Und dann war da noch das ungewisse Schicksal seiner Lebensliebe, Charly, die aus dem Polizeidienst ausgeschieden ist, sich als Privatdetektivin durchschlägt und einigen Nazis auf die Nerven geht. Und was ist aus Pflegesohn Fritze geworden, der in einer Nervenheilanstalt festgehalten wurde und unter der Vormundschaft eines strammen SA-Führers steht?

Was Bestseller-Autor Volker Kutscher mit „Der nasse Fisch“ im Jahre 2007 furios begann, steuert nun mit dem zehnten Band seiner „Rath“-Saga auf ein großes Finale zu. Längst haben der Autor und sein Hauptdarsteller sich von der TV-Serie „Babylon Berlin“ verabschiedet, die bisher vier Staffeln mit 40 Folgen brauchte, um die ersten drei Bände in eine opulente Bilderflut zu verwandeln: einen lauten und bizarren Tanz auf dem Vulkan, der das Ende der Weimarer Republik schildert.

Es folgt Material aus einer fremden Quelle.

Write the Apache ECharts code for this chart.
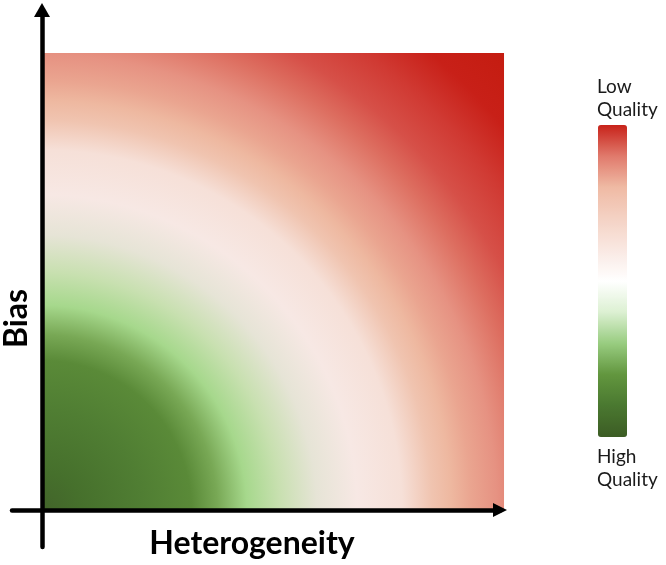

In Kutschers Romanen geht es leiser zu, werden Handlungen länger verfolgt und nicht nur pompöse Schlaglichter auf Figuren geworfen. Frei von allzu einfachen Antworten auf komplexe Fragen ist aber auch Kutscher nicht. Um den Gang der Dinge realistisch am Laufen zu halten und zu verorten, müssen seine im Trüben fischenden Figuren sich an historische Personen andocken: Charly vereitelt, wider Willen, ein Attentat auf Ober-Nazi Hermann Göring. Rath, der aus den USA zurückgekehrt ist, um seinen todkranken Vater zu pflegen, findet Unterschlupf in Rhöndorf am Rhein und tritt als Chauffeur und Gärtner in den Dienst von Konrad Adenauer, dem ehemaligen Bürgermeister von Köln (und späteren Kanzler der Bundesrepublik).

Manchmal treibt es Kutscher, der mit seinem Finale im Jahr 1938 angekommen ist, mit seiner Realismus-Attitüde ein bisschen zu weit. Wenn Charly durch Berlin hetzt, um ihrem unter Mordverdacht stehenden ehemaligen Pflegesohn Fritze aus der Patsche zu helfen, wird jeder Straßenname und jede Bahnstation benannt. Sie raucht nicht irgendeine Zigarette, sondern eine leichte „Juno“, während Rath, mit dem sie sich trifft und Schäferstündchen im Hotel verbringt, eine starke „Camel“ inhaliert. Geschenkt. Ist alles nur Staffage für einen Plot, bei dem der Autor mit dem Zeigefinger in den bis heute nicht verheilten Wunden stochert, die der Faschismus in die Seele des Humanismus gerissen hat.

Kutscher beschreibt, wie die Judenverfolgung zunimmt, die Synagogen brennen und die Welt am Abgrund steht. Flüchten oder Standhalten: Wenn sie nicht vom Räderwerk der Geschichte zermahlen werden wollen, müssen sich Rath und Charly entscheiden. Jetzt. Aber wie?